Même quand ils parviennent à réaliser leur rêve fou, ils s'arrangent, par un acte manqué, pour foirer le bazar: Buscemi dans Fargo enterre son fabuleux magot sous un monticule de neige sur le bas côté d'une autoroute au milieu de nulle part, avec comme seul point de repère son grattoir en plastic rouge qu'il plante dessus.


Fargo est bel et bien la formule qui résume tout chez les Coen: à la fois far away - un pays ou un lieu très lointain, toujours plus à l'ouest, au sens propre et figuré, que le Minnesota, cad "nulle part", - et l'inversion de go far, cad aller loin, bien faire, "be successful", devenir quelqu'un.

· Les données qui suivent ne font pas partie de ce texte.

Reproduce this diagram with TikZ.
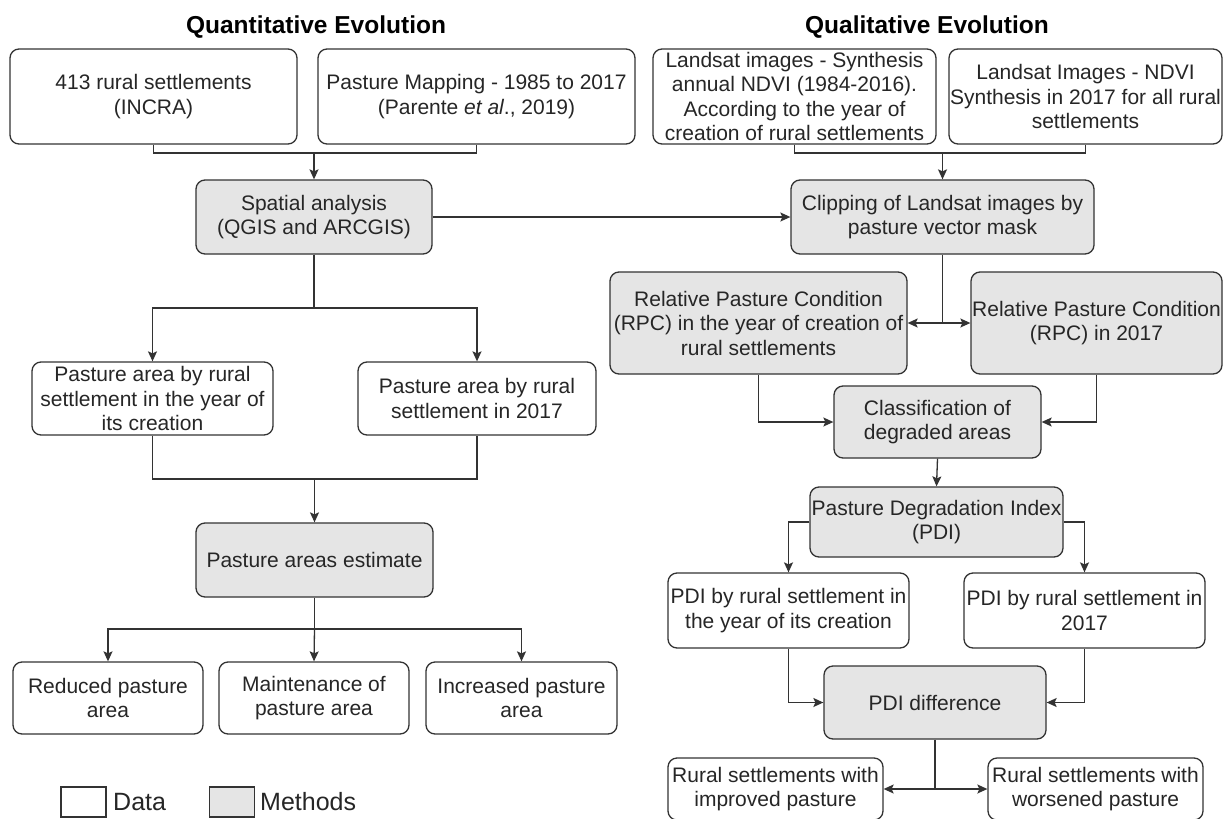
\documentclass[tikz,border=0pt]{standalone}
\usepackage{fontspec}
\setmainfont{Liberation Sans}
\usetikzlibrary{arrows.meta}
\tikzset{
  box/.style={draw=black!80, line width=1.3pt, rounded corners=9pt, align=center, inner sep=0pt,
    font=\fontsize{21}{24.5}\selectfont, text=black!85},
  databox/.style={box, fill=white},
  methbox/.style={box, fill=gray!20},
  conn/.style={line width=1.3pt, draw=black!80},
  arr/.style={conn, -{Stealth[length=10pt,width=9pt,inset=2pt]}},
  ttl/.style={font=\fontsize{24.5}{28}\selectfont\bfseries, text=black, anchor=base},
  leg/.style={draw=black!80, line width=1.3pt, inner sep=0pt, minimum width=45pt, minimum height=30pt},
  legtxt/.style={font=\fontsize{25}{28}\selectfont, text=black!85, anchor=west, inner sep=0pt}
}
\begin{document}
\begin{tikzpicture}[x=1pt,y=-1pt]
\path[use as bounding box, fill=white] (0,0) rectangle (1226,819);

% titles
\node[ttl] (t1) at (316,33) {Quantitative Evolution};
\node[ttl] (t2) at (927,33) {Qualitative Evolution};

% ---------- left column ----------
\node[databox, minimum width=287pt, minimum height=95pt] (A) at (153.5,96.5) {413 rural settlements\\(INCRA)};
\node[databox, minimum width=317pt, minimum height=95pt] (B) at (476.5,96.5) {Pasture Mapping - 1985 to 2017\\(Parente \textit{et al}., 2019)};
\node[methbox, minimum width=236pt, minimum height=74pt] (S) at (314,217) {Spatial analysis\\(QGIS and ARCGIS)};
\node[databox, minimum width=241pt, minimum height=73pt] (E) at (152.5,398.5) {Pasture area by rural\\settlement in the year of\\its creation};
\node[databox, minimum width=238pt, minimum height=73pt] (F) at (477,398.5) {Pasture area by rural\\settlement in 2017};
\node[methbox, minimum width=237pt, minimum height=74pt] (PE) at (314.5,560) {Pasture areas estimate};
\node[databox, minimum width=190pt, minimum height=72pt] (G) at (108,698) {Reduced pasture\\area};
\node[databox, minimum width=190pt, minimum height=72pt] (H) at (314,698) {Maintenance of\\pasture area};
\node[databox, minimum width=191pt, minimum height=72pt] (I) at (521.5,698) {Increased pasture\\area};

% ---------- right column ----------
\node[databox, minimum width=283pt, minimum height=95pt] (C) at (794.5,96.5) {Landsat images - Synthesis\\annual NDVI (1984-2016).\\According to the year of\\creation of rural settlements};
\node[databox, minimum width=273pt, minimum height=95pt] (D) at (1085.5,96.5) {Landsat Images - NDVI\\Synthesis in 2017 for all rural\\settlements};
\node[methbox, minimum width=303pt, minimum height=74pt] (CL) at (942.5,217) {Clipping of Landsat images by\\pasture vector mask};
\node[methbox, minimum width=297pt, minimum height=102pt] (R1) at (758.5,323) {Relative Pasture Condition\\(RPC) in the year of creation of\\rural settlements};
\node[methbox, minimum width=251pt, minimum height=102pt] (R2) at (1096.5,323) {Relative Pasture Condition\\(RPC) in 2017};
\node[methbox, minimum width=207pt, minimum height=72pt] (CD) at (937.5,422) {Classification of\\degraded areas};
\node[methbox, minimum width=253pt, minimum height=70pt] (P) at (936.5,522) {Pasture Degradation Index\\(PDI)};
\node[databox, minimum width=241pt, minimum height=75pt] (J1) at (788.5,610.5) {PDI by rural settlement in\\the year of its creation};
\node[databox, minimum width=241pt, minimum height=75pt] (J2) at (1084.5,610.5) {PDI by rural settlement in\\2017};
\node[methbox, minimum width=222pt, minimum height=73pt] (PD) at (935,702.5) {PDI difference};
\node[databox, minimum width=215pt, minimum height=62pt] (K1) at (775.5,789) {Rural settlements with\\improved pasture};
\node[databox, minimum width=215pt, minimum height=62pt] (K2) at (1095.5,789) {Rural settlements with\\worsened pasture};

% legend
\node[leg, fill=white] (L1) at (83.5,802) {};
\node[legtxt] (L1t) at (113,802) {Data};
\node[leg, fill=gray!20] (L2) at (232,802) {};
\node[legtxt] (L2t) at (260,802) {Methods};

% ---------- connectors left ----------
\coordinate (j1) at (314,153);
\draw[conn] (A.south) |- (j1) -| (B.south);
\draw[arr] (j1) -- (S.north);
\coordinate (j2) at (314,308);
\draw[conn] (S.south) -- (j2);
\draw[arr] (j2) -| (E.north);
\draw[arr] (j2) -| (F.north);
\coordinate (j3) at (314.5,479);
\draw[conn] (E.south) |- (j3) -| (F.south);
\draw[arr] (j3) -- (PE.north);
\coordinate (j4) at (314.5,629);
\draw[conn] (PE.south) -- (j4);
\draw[arr] (j4) -| (G.north);
\draw[arr] (j4) -- (H.north);
\draw[arr] (j4) -| (I.north);
\draw[arr] (S.east) -- (CL.west);

% ---------- connectors right ----------
\coordinate (j5) at (942.5,153);
\draw[conn] (C.south) |- (j5) -| (D.south);
\draw[arr] (j5) -- (CL.north);
\coordinate (j6) at (942.5,323);
\draw[conn] (CL.south) -- (j6);
\draw[arr] (j6) -- (R1.east);
\draw[arr] (j6) -- (R2.west);
\draw[arr] (R1.south) |- (CD.west);
\draw[arr] (R2.south) |- (CD.east);
\draw[arr] (CD.south) -- (P.north);
\draw[arr] (P.west) -| (J1.north);
\draw[arr] (P.east) -| (J2.north);
\draw[arr] (J1.south) |- (PD.west);
\draw[arr] (J2.south) |- (PD.east);
\coordinate (j7) at (935,789);
\draw[conn] (PD.south) -- (j7);
\draw[arr] (j7) -- (K1.east);
\draw[arr] (j7) -- (K2.west);
\end{tikzpicture}
\end{document}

Si on ne goûte pas cette espèce de poésie douce-amère, on ne rentre pas dans leur univers: on se dit qu'en effet ils n'ont rien à dire, que c'est un cinéma "vide", ou "formaliste", et pour cela insatisfaisant, toujours "trop" ou "pas assez".


No Country for old men, un de leurs derniers grands films (après A serious man, pour moi, il n'y a plus rien d'intéressant), ajoute une dimension plus nihiliste qui n'est peut-être pas la plus sympathique chez eux: celle d'une nostalgie réactionnaire qui est dans le roman de Cormac McCarthy. Il est évident que s'ils ont choisi ce livre, c'est parce qu'il leur parle.
Fort proche politiquement de l'univers d'un James Ellroy: la "grande Amérique" n'est plus, les grandes valeurs morales ont disparu et ont laissé la place au chaos criminel et psychotique. La justice est inopérante, et pour se protéger dans ce monde, il faut se détourner du champ social et éthique, devenir son propre justicier, un individualiste forcené: un "libertarien". C'est aussi le thème de la plupart des Eastwood.

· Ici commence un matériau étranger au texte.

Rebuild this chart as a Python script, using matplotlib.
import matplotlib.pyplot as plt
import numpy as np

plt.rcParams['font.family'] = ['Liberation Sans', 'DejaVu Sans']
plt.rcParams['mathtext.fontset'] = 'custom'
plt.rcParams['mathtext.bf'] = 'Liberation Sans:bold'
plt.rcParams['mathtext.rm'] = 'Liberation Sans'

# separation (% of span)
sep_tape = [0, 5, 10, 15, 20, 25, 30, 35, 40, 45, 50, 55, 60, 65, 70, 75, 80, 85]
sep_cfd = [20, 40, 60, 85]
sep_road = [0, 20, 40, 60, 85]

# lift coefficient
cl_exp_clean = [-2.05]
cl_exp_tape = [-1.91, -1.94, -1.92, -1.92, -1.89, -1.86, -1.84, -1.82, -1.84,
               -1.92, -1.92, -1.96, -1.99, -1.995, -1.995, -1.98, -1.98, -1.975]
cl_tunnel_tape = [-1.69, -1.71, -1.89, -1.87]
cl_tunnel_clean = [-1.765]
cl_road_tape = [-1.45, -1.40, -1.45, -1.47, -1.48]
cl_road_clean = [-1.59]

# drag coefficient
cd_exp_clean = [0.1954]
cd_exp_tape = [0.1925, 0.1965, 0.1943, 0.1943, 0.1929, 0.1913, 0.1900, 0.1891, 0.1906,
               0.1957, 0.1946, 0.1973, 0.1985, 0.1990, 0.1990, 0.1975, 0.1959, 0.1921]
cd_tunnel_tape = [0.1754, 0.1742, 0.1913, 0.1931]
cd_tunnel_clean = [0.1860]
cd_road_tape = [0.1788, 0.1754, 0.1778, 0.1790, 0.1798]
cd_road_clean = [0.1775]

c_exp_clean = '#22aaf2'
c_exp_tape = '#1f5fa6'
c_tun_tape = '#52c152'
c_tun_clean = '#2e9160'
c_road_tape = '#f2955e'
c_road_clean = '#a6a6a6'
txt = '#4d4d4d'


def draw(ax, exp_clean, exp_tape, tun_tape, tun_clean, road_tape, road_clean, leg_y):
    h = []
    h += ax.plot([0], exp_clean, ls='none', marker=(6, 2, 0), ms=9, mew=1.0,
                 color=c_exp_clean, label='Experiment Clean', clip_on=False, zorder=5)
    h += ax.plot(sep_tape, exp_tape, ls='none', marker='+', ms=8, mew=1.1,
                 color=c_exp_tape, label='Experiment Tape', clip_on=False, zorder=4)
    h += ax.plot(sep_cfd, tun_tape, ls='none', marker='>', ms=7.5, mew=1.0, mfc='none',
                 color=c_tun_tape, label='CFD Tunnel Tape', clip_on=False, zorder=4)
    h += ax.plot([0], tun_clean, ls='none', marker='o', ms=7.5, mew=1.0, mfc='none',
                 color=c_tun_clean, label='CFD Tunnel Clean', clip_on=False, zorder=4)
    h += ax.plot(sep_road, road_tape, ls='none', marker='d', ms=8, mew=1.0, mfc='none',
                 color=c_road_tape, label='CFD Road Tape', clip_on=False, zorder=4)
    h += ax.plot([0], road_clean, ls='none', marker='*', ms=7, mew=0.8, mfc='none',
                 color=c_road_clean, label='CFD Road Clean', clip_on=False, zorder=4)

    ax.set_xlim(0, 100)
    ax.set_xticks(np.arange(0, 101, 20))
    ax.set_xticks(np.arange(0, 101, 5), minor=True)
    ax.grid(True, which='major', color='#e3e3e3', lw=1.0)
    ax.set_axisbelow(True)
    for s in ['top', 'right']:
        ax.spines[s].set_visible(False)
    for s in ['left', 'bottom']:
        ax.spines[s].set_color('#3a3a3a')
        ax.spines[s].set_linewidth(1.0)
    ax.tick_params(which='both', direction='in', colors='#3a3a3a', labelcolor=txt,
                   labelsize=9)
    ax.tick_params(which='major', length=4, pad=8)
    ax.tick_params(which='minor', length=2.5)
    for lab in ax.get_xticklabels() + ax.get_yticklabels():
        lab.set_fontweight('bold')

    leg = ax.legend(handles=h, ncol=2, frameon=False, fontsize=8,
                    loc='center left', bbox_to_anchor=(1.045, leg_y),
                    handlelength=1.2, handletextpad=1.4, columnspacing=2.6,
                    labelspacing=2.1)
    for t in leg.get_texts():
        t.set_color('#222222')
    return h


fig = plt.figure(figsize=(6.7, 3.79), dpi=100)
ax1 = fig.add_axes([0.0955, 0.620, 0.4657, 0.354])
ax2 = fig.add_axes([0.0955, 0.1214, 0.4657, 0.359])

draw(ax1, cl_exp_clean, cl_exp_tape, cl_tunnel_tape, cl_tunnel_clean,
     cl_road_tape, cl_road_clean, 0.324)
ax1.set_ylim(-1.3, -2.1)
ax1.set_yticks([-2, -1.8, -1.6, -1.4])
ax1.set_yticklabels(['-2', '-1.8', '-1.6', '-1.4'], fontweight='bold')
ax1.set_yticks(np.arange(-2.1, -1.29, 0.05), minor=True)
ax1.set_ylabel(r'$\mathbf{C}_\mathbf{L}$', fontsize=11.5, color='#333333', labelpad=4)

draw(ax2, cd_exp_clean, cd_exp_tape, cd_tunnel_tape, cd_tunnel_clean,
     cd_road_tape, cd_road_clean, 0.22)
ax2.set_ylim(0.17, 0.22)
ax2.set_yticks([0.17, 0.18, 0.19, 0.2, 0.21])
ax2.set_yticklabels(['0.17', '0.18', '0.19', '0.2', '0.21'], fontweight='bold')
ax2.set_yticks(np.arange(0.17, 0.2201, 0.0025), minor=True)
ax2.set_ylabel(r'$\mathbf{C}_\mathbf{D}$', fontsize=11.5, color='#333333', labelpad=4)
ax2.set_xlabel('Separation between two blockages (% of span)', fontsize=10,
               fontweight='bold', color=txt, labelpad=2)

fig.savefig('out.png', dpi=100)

Big Lebowski (qui est définitivement pour moi leur chef d'œuvre, et le film le plus drôle du monde. A la première vision, je ne riais pas beaucoup, je trouvais ça fade, mais plus je l'ai vu, plus je découvrais que chaque minute était d'un comique achevé), c'est tout le contraire: il n'y a pas de "nostalgie" d'un ordre moral ou de discours dépressif sur l'état du monde. Ceux qui sont à côté du rêve américain, les losers, ne tiennent pas plus que ça à restaurer la grandeur "humaniste" du "monde ancien", ni à entrer dans la "grande Histoire"- qui d'ailleurs leur échappe complètement, à laquelle ils ne comprennent rien, pas plus que nous comprenons quoi que ce soit aux mobiles dérisoires des protagonistes de ce remake décalé du Grand Sommeil de Howard Hawks.

Entre le groupe AutoBahn, succédané du techno-rock européen du début des années 80 ("nous ne croyons en rien, nous sommes des nihilistes"... au point de postuler que le plus grand cauchemar qu'on puisse infliger à un homme, c'est de lui balancer un furet dans sa baignoire. - "Des Nazis", demande Donny? "Non, des nihilistes, répond Walter, tu sais, Dude, on pensera ce qu'on veut des Nazis, mais ces gens là au moins défendaient des valeurs"), le Grand homme Lebowski, un paraplégique qui a réussi... mais quoi, au juste? "Qu'est ce qui fait un homme?" se demande-t-il en prenant la pose devant son feu de cheminée, le voisin grassouillet timide qui prépare sa chorégraphie sur "les cents tableaux d'une exposition" de Moussorgski, le dude Lebowski dont le souci principal est qu'on a pissé sur sa fuckin'carpette qui "harmonisait la pièce", le petit garçon obèse qui entube les "honnêtes gens" pour se payer selon Walter une Ferrari... qui appartient au voisin d'en face qui l'a achetée à crédit, la guerre en Irak qui gronde, Walter qui tourne en boucle dans son trauma du Vietnam et qui dit à l'auteur de marvel comics dans son poumon d'acier: "je suis votre plus fervent admirateur", Donny qui confond Lénine et Lennon et qui finit dans un récipient low-cost: ce ne sont pas des "hommes sérieux". Ils sont tous définitivement à côté de la plaque, et tant mieux. "Retournons au bowling", c'est ce qu'on a de mieux à faire. Ce n'est pas du tout un film appartenant au genre de la "coolitude", à propos de glandeurs et de fumeurs de joints, comme je l'ai lu ici ou là. C'est un film sur ceux qui sont et resteront à côté de l'Histoire et du grand Humanisme (à raconter, à écrire, à transmettre). C'est Barton Fink en symétrie inversée.

"Nous sommes arrivés aux portes de la Ville. De la ville-qui-compte. Mais ce n'est pas nous qui entrerons. Ce sont de jeunes m'as-tu-vu, tout verts, tout fiers, qui entreront. Mais nous, nous n'entrerons pas. Nous n'irons pas plus loin. Stop! Pas plus loin. Entrer, chanter, triompher, non non, ce n'est pas pour nous".